A primary source: Constitution 54 of the Twelfth General Council: Lateran IV (1215):

Tithes must be paid before the deduction of taxes. [...] But since the Lord, as a sign of His universal dominion, formerly reserved tithes to Himself by a special title, we, wishing to protect the churches against loss and souls from danger, decree that by the prerogative of general dominion the payment of tithes precedes the payment of taxes and other dues, or at least they to whom the taxes and other dues are paid before deduction for tithes, should be compelled by ecclesiastical censure to pay the tithes to the churches to which they are rightfully due, for property passes with its obligations.”

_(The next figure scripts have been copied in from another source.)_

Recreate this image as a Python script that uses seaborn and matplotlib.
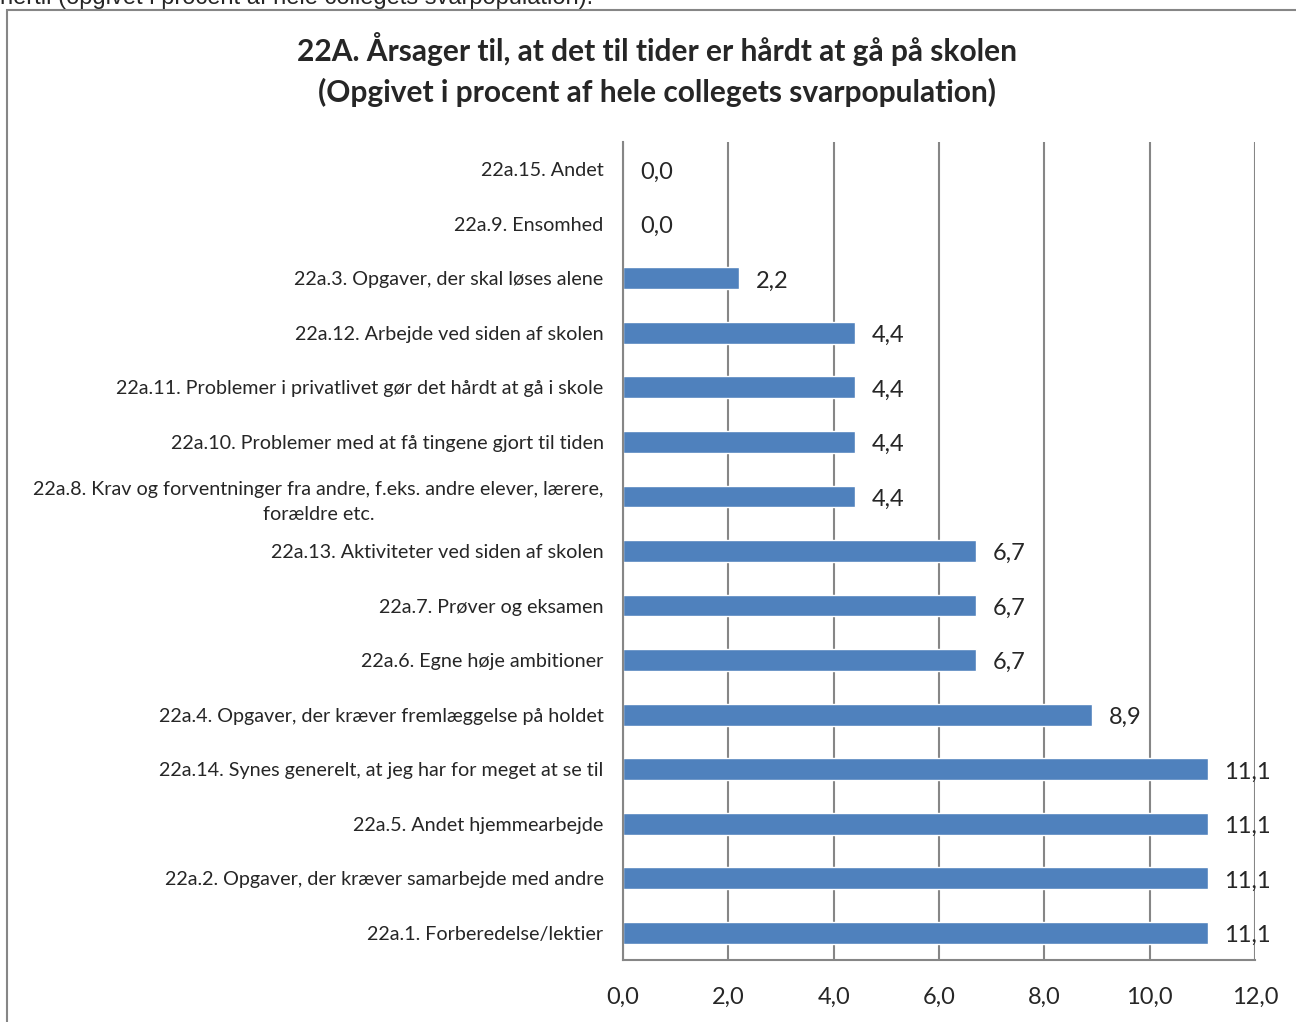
import pandas as pd
import matplotlib
matplotlib.use("Agg")
import matplotlib.pyplot as plt
import matplotlib.patches as patches
from matplotlib.ticker import FixedLocator
import seaborn as sns

# data (top to bottom, as shown)
categories = [
    "22a.15. Andet",
    "22a.9. Ensomhed",
    "22a.3. Opgaver, der skal løses alene",
    "22a.12. Arbejde ved siden af skolen",
    "22a.11. Problemer i privatlivet gør det hårdt at gå i skole",
    "22a.10. Problemer med at få tingene gjort til tiden",
    "22a.8. Krav og forventninger fra andre, f.eks. andre elever, lærere,\nforældre etc.",
    "22a.13. Aktiviteter ved siden af skolen",
    "22a.7. Prøver og eksamen",
    "22a.6. Egne høje ambitioner",
    "22a.4. Opgaver, der kræver fremlæggelse på holdet",
    "22a.14. Synes generelt, at jeg har for meget at se til",
    "22a.5. Andet hjemmearbejde",
    "22a.2. Opgaver, der kræver samarbejde med andre",
    "22a.1. Forberedelse/lektier",
]
values = [0.0, 0.0, 2.2, 4.4, 4.4, 4.4, 4.4, 6.7, 6.7, 6.7, 8.9, 11.1, 11.1, 11.1, 11.1]
xticks = [0, 2, 4, 6, 8, 10, 12]
xtick_labels = ["0,0", "2,0", "4,0", "6,0", "8,0", "10,0", "12,0"]

title = ("22A. Årsager til, at det til tider er hårdt at gå på skolen\n"
         "(Opgivet i procent af hele collegets svarpopulation)")
top_text = "hertil (opgivet i procent af hele collegets svarpopulation)."

df = pd.DataFrame({"kategori": categories, "procent": values})

sns.set_style("white")
plt.rcParams["font.family"] = ["Lato", "DejaVu Sans"]

W, H = 1296, 1022
fig = plt.figure(figsize=(W / 100, H / 100), dpi=100)
ax = fig.add_axes([623 / W, 62 / H, (1255 - 623) / W, (960 - 142) / H])

sns.barplot(data=df, x="procent", y="kategori", orient="h", color="#4F81BD",
            saturation=1, width=0.4, ax=ax)

ax.set_xlim(0, 12)
ax.set_ylim(len(categories) - 0.5, -0.5)
ax.set_xlabel("")
ax.set_ylabel("")

grid_c = "#868686"
ax.xaxis.set_major_locator(FixedLocator(xticks))
ax.set_xticklabels(xtick_labels, fontsize=17)
ax.grid(axis="x", color=grid_c, linewidth=1.5)
ax.set_axisbelow(True)
for s in ["top", "right"]:
    ax.spines[s].set_visible(False)
for s in ["left", "bottom"]:
    ax.spines[s].set_color(grid_c)
    ax.spines[s].set_linewidth(1.5)

ax.tick_params(axis="x", direction="out", length=6, width=1.5, color=grid_c, pad=13)
# y: labels at category centre, tick marks at boundaries
ax.tick_params(axis="y", which="major", length=0, pad=14, labelsize=14.2)
ax.yaxis.set_minor_locator(FixedLocator([i - 0.5 for i in range(len(categories) + 1)]))
ax.tick_params(axis="y", which="minor", direction="out", length=6, width=1.5, color=grid_c)
for lab in ax.get_yticklabels():
    lab.set_multialignment("center")
    lab.set_linespacing(1.55)

for i, v in enumerate(values):
    ax.text(v + 0.32, i + 0.05, f"{v:.1f}".replace(".", ","), va="center", ha="left", fontsize=17)

fig.suptitle(title, x=657 / W, y=1 - 32 / H, va="top", fontsize=21.5, fontweight="bold",
             linespacing=1.5)

fig.text(0, 1 - 4 / H, top_text, family="Liberation Sans", fontsize=17, va="baseline", ha="left")
fig.patches.append(patches.Rectangle((7 / W, -0.1), 1.0, 1.1 - 10 / H, transform=fig.transFigure,
                                     fill=False, edgecolor=grid_c, linewidth=1.5))

fig.savefig("out.png", dpi=100)
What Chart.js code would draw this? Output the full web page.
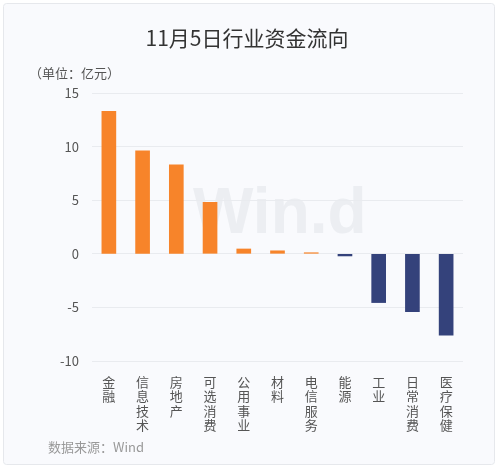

Ecclesiastical courts were no joke during the middle ages — they even heard, prosecuted, and sentenced criminal cases (largely infanticide, interestingly enough, according to the work of R.H. Helmholz.) So the warning that property comes with obligations shouldn’t be understood to be left off at mere persuasion; the implication is that this tax is compulsory, like all other taxes one is due to pay, and should take precedent due to the origin of its institution. This will all seem like a very narrow point of order I’m sure, and it is; but the point is that to fantasize about a Christian welfare regime that was totally voluntary and very effective is to gloss over the complicated relations between the medieval state and church and to severely underestimate the degree to which the medieval church could institute coercion.